┌────────
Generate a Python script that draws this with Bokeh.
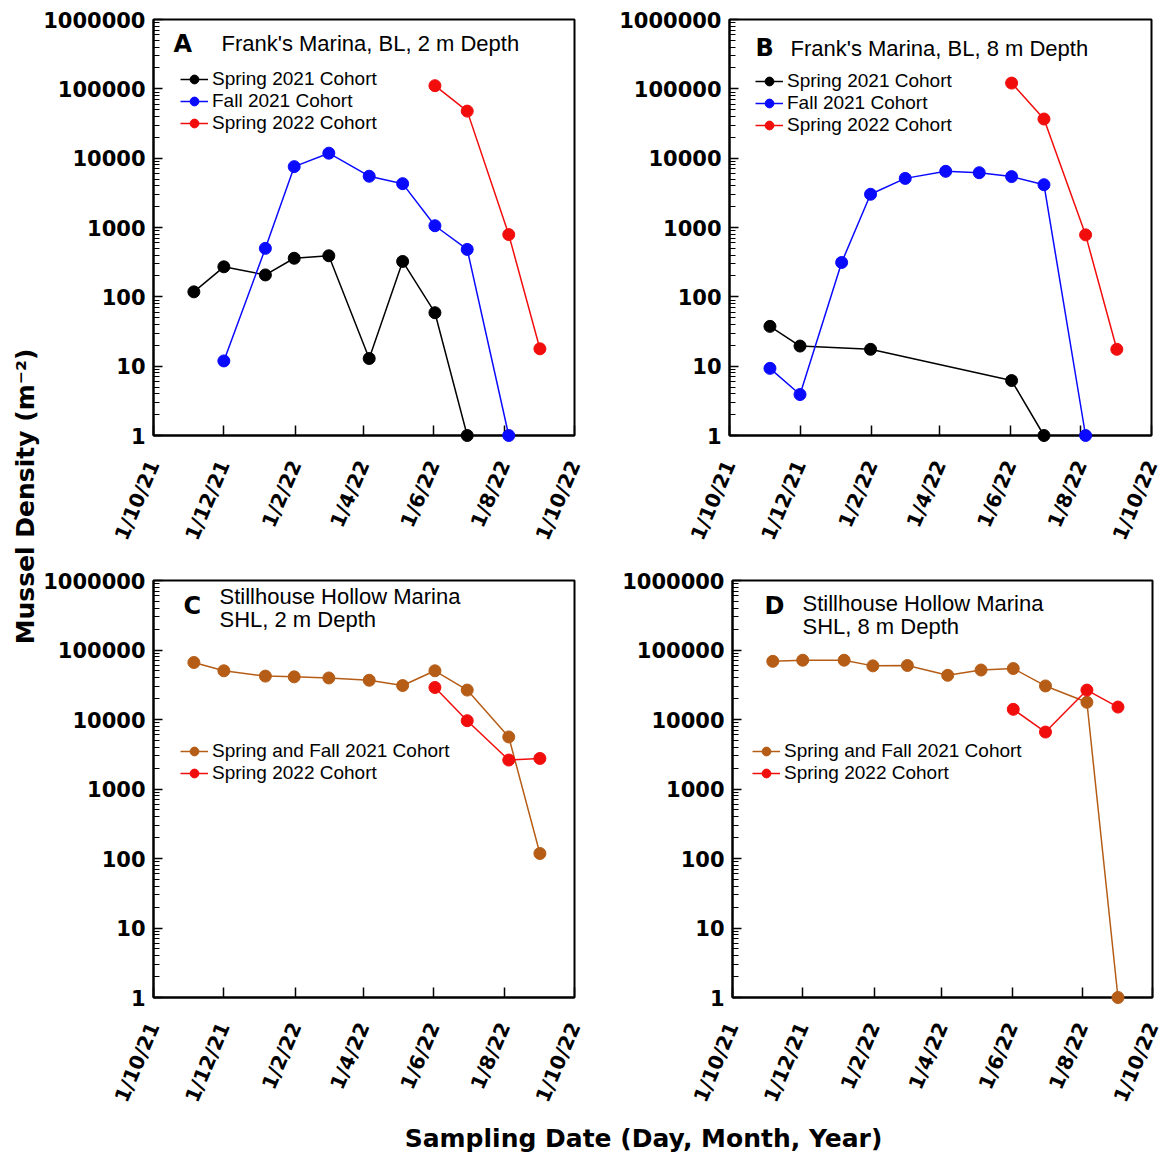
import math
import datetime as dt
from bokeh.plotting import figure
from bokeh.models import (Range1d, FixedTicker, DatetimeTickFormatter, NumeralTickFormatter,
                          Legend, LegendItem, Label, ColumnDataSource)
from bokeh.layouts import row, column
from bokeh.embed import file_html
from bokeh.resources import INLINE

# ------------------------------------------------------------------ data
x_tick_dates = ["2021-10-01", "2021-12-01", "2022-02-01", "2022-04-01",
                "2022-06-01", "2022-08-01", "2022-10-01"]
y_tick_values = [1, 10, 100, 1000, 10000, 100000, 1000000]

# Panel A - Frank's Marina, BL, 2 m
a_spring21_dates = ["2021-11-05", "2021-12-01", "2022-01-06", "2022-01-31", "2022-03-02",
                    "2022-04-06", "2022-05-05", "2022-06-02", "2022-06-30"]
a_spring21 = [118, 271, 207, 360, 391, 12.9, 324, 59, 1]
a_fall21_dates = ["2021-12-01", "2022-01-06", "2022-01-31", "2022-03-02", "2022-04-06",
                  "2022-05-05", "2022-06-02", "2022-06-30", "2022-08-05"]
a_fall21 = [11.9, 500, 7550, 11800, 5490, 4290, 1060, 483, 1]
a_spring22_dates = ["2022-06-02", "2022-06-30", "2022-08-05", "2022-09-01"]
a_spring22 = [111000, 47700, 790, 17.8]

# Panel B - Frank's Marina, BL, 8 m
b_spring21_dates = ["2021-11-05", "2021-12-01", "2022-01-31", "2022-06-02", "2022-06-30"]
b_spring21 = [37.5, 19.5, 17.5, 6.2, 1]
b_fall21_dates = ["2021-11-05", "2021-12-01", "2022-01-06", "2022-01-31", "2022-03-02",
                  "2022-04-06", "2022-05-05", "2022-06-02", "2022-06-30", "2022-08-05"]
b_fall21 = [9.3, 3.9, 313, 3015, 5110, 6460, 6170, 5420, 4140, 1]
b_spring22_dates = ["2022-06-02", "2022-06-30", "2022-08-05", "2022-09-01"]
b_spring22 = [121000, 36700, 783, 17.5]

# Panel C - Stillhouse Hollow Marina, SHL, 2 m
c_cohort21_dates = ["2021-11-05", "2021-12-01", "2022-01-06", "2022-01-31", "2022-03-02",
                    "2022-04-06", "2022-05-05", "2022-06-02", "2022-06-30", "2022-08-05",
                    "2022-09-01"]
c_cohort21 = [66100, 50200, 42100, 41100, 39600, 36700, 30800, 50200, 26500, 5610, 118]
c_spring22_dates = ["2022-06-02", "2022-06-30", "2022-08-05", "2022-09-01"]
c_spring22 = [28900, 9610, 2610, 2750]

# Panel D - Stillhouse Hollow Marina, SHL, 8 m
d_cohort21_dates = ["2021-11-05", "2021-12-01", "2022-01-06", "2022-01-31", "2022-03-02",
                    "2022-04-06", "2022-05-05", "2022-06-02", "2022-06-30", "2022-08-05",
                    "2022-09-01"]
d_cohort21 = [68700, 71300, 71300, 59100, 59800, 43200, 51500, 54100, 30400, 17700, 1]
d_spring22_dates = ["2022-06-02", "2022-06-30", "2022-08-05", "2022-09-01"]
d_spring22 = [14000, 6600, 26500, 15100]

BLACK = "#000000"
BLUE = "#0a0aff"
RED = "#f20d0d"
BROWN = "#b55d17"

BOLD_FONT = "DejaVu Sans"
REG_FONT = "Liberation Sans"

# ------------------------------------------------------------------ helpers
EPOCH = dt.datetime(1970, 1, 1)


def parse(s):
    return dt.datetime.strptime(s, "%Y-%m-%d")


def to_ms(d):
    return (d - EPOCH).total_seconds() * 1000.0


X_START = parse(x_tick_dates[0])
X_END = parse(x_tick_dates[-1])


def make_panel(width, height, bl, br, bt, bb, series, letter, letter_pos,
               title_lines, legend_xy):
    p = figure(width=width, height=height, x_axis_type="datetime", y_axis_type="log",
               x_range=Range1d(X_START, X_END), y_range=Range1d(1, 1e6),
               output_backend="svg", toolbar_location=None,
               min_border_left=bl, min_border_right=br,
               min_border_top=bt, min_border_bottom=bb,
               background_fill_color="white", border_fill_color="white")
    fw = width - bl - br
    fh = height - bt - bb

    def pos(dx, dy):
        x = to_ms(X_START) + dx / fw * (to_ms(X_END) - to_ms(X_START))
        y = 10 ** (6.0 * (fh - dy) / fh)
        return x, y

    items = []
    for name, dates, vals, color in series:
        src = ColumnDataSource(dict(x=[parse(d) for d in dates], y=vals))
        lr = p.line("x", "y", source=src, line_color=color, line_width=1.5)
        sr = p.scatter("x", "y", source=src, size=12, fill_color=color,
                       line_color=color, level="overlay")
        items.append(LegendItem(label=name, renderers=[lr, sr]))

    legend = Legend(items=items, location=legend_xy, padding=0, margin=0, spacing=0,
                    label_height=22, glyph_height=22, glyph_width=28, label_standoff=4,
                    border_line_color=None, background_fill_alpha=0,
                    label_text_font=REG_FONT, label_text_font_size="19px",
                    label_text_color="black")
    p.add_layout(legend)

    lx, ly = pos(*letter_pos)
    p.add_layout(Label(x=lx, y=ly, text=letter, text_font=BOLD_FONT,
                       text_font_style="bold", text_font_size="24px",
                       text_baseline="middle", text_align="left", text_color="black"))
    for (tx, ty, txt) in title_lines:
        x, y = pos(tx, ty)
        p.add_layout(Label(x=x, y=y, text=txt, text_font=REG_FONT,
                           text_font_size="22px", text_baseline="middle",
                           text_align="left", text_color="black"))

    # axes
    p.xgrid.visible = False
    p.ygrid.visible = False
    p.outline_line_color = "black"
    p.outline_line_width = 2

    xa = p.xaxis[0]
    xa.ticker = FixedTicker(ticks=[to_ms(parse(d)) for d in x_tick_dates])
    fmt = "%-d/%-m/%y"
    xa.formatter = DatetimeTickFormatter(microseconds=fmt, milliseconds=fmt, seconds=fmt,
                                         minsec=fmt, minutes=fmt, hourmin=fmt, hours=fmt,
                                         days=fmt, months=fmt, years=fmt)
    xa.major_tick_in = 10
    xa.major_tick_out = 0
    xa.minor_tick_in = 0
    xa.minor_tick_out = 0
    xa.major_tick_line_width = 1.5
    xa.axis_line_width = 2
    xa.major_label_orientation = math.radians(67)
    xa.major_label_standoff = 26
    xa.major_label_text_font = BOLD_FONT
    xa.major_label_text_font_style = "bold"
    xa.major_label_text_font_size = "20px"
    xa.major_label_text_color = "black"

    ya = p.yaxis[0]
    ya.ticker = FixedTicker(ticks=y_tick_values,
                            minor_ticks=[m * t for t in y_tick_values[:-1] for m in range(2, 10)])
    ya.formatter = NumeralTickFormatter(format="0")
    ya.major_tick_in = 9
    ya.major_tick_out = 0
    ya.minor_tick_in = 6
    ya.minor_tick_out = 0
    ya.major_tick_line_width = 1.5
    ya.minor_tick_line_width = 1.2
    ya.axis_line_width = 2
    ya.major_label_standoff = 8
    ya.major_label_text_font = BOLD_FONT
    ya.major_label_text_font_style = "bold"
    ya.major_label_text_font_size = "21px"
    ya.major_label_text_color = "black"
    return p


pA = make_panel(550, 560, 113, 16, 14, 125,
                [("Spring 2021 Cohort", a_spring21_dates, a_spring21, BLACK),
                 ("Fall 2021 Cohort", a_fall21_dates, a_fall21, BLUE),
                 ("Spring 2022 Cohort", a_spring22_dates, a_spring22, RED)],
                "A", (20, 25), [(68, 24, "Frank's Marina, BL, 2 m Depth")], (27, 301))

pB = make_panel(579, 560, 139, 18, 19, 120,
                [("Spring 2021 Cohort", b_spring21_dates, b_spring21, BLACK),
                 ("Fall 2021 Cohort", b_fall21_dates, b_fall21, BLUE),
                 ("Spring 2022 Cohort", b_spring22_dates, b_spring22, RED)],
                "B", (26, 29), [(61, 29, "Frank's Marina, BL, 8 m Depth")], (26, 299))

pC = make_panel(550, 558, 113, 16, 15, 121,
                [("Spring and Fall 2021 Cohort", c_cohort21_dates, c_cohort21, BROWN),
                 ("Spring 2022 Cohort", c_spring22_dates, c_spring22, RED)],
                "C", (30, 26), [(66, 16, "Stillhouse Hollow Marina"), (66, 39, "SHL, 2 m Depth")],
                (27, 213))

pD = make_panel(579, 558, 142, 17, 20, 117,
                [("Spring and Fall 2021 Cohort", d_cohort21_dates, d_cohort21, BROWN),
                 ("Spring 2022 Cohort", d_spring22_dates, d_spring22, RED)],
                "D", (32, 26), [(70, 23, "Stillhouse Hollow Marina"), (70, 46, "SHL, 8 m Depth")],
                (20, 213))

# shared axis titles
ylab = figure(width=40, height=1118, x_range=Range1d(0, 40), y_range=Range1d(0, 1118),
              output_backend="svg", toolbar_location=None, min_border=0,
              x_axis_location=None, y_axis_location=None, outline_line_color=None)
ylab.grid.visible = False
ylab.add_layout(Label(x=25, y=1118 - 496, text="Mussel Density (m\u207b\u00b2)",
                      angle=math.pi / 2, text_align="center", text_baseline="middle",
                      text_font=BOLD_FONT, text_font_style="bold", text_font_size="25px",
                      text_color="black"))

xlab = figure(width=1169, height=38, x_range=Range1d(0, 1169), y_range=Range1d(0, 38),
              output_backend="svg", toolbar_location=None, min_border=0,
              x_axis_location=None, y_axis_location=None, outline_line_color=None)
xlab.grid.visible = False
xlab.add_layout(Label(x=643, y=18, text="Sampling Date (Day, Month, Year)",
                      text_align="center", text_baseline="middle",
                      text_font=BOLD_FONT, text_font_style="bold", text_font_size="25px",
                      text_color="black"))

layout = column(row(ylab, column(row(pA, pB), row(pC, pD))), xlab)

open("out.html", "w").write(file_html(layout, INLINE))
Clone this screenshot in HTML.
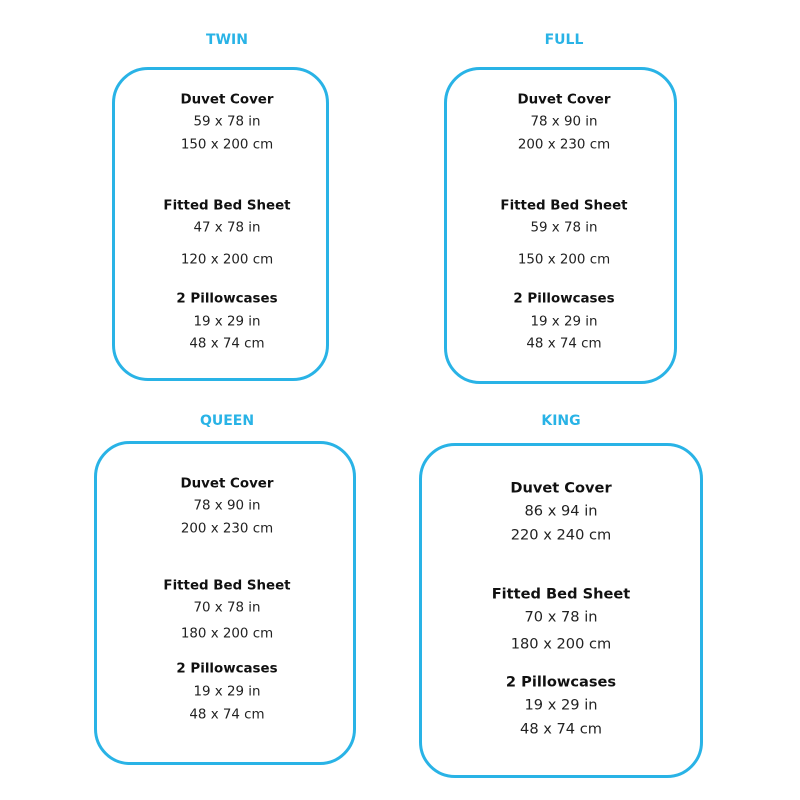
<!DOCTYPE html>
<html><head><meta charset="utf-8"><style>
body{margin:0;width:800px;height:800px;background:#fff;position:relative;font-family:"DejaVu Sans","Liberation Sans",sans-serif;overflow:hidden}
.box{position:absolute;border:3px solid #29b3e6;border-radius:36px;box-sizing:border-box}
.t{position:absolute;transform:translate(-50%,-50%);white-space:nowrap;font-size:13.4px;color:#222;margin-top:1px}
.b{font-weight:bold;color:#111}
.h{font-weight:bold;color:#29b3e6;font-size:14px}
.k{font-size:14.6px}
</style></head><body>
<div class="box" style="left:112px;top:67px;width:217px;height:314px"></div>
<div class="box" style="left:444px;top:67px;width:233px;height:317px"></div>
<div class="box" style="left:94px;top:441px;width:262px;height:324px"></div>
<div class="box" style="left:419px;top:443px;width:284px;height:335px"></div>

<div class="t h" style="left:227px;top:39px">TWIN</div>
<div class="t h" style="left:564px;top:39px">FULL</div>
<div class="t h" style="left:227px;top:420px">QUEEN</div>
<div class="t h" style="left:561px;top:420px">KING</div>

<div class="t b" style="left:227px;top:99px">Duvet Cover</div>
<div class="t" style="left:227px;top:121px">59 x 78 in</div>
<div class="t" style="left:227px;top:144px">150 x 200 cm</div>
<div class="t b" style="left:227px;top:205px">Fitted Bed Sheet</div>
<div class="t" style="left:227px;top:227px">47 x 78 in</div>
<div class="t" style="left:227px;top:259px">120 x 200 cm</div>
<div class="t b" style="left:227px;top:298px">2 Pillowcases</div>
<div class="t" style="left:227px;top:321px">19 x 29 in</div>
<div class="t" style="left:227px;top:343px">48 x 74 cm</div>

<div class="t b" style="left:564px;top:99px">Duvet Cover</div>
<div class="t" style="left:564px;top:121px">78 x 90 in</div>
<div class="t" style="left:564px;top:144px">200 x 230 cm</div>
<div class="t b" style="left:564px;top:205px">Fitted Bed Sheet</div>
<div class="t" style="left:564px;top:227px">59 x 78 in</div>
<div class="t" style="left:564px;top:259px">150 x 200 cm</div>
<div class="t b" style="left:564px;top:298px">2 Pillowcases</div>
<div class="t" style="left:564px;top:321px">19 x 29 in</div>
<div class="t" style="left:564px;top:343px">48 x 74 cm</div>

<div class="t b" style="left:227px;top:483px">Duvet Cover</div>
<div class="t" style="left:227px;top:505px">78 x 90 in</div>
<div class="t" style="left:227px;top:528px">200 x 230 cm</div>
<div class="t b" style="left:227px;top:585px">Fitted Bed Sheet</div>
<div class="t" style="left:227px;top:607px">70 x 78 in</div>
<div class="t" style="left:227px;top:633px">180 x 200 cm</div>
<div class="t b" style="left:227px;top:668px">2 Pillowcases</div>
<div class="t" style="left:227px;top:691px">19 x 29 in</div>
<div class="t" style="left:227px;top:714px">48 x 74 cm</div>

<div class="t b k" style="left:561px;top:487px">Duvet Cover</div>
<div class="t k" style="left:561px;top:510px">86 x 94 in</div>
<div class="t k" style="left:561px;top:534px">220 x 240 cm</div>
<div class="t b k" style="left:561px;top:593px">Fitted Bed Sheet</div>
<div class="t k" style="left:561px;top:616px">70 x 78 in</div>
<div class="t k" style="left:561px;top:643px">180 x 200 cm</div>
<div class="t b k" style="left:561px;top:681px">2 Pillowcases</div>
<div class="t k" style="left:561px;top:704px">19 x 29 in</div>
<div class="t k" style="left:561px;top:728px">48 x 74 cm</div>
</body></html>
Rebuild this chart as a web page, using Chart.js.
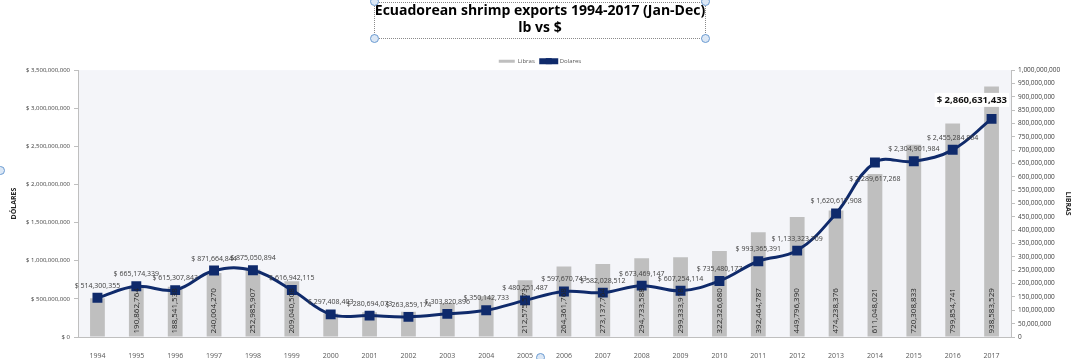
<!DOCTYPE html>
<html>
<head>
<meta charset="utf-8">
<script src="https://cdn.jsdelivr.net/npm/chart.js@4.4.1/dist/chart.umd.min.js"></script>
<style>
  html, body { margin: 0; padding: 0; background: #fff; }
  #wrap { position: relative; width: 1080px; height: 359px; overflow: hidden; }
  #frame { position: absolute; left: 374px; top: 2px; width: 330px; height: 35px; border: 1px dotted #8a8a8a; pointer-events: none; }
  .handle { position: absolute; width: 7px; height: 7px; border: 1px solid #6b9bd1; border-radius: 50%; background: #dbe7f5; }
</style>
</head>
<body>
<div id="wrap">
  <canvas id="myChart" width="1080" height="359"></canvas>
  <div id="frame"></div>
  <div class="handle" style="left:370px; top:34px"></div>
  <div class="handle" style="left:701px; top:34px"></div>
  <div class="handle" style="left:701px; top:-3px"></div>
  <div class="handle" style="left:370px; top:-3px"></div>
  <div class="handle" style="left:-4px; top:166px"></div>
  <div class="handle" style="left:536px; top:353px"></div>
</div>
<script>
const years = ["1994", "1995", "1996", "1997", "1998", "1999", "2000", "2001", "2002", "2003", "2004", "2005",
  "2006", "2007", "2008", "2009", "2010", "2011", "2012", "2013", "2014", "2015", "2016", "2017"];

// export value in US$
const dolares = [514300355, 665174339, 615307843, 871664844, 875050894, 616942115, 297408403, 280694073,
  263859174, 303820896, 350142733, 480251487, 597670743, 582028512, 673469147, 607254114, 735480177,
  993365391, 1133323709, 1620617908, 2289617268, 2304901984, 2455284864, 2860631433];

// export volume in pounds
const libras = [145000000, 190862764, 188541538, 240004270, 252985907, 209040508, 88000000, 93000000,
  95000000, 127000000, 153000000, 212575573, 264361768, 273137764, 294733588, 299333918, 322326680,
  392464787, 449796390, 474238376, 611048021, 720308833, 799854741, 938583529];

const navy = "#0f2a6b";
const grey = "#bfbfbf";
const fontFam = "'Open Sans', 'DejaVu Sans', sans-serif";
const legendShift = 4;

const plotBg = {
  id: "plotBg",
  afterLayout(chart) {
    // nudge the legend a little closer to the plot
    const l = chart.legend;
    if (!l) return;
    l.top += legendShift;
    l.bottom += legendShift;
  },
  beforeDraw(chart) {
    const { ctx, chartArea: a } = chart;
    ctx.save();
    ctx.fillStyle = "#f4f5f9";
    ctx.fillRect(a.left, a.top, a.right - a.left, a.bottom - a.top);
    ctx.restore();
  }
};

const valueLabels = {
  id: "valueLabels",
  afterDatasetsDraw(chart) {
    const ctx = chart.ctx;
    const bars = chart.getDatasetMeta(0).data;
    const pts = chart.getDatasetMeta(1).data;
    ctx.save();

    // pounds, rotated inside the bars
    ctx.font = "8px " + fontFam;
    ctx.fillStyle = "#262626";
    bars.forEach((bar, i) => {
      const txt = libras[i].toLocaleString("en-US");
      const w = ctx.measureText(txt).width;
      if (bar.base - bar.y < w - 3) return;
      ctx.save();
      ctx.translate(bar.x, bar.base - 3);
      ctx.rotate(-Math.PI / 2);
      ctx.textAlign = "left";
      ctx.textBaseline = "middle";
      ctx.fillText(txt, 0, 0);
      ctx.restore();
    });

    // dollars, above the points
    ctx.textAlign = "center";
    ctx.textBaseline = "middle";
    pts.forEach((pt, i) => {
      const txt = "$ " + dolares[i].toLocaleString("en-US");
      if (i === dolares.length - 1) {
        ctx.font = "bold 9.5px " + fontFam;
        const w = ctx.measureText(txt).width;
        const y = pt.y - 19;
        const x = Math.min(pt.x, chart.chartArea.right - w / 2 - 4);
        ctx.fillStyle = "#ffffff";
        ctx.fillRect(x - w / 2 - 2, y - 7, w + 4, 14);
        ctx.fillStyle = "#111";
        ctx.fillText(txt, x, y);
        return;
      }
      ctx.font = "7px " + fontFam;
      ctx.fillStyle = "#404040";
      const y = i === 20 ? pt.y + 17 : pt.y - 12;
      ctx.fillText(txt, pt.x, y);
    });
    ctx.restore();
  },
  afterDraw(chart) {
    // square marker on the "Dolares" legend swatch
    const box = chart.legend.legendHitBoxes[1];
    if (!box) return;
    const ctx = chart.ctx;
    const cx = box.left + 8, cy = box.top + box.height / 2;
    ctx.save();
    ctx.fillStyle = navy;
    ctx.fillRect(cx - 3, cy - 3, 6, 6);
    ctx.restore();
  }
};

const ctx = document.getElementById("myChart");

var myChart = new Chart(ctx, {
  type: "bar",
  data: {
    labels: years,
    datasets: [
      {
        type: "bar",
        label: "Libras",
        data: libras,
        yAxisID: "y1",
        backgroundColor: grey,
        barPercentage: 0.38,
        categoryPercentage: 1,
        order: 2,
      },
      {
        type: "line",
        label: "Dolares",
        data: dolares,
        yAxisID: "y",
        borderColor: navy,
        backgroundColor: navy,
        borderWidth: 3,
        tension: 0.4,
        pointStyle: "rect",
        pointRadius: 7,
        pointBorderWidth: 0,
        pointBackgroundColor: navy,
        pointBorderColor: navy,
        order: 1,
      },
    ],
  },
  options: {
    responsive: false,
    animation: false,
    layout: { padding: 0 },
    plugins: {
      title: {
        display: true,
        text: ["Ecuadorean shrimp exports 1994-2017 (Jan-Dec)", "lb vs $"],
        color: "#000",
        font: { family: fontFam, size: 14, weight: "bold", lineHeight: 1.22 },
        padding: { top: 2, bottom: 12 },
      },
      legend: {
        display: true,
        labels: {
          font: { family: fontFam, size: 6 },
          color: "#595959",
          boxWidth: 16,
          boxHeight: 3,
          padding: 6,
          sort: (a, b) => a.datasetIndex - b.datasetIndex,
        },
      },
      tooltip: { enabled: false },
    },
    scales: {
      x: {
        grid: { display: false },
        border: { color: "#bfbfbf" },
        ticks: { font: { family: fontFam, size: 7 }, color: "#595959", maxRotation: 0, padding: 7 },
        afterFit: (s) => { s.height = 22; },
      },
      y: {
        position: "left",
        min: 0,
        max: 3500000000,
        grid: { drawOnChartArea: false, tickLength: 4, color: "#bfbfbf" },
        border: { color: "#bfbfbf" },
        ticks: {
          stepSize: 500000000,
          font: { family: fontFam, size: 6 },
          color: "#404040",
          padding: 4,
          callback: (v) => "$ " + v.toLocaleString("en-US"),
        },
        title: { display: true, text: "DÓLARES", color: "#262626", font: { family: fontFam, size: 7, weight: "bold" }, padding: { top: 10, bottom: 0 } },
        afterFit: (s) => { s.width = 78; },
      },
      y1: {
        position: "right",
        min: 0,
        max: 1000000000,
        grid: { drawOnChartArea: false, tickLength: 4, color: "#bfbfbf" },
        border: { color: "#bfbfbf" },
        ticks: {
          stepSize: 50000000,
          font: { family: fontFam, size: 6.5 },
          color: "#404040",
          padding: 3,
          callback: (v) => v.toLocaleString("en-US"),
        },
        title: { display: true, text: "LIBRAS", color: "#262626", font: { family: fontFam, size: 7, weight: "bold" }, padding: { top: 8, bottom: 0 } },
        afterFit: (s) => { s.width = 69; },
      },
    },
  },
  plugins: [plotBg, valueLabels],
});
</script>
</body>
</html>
└────────
Problem to solve
Exactly reproduce the run of lines from the start of the listing through the line with "from bokeh.resources import INLINE", inclusive; pictures are not copied.

The output
Generate a Python script that draws this with Bokeh.
import math
import datetime as dt
from bokeh.plotting import figure
from bokeh.models import (Range1d, FixedTicker, DatetimeTickFormatter, NumeralTickFormatter,
                          Legend, LegendItem, Label, ColumnDataSource)
from bokeh.layouts import row, column
from bokeh.embed import file_html
from bokeh.resources import INLINE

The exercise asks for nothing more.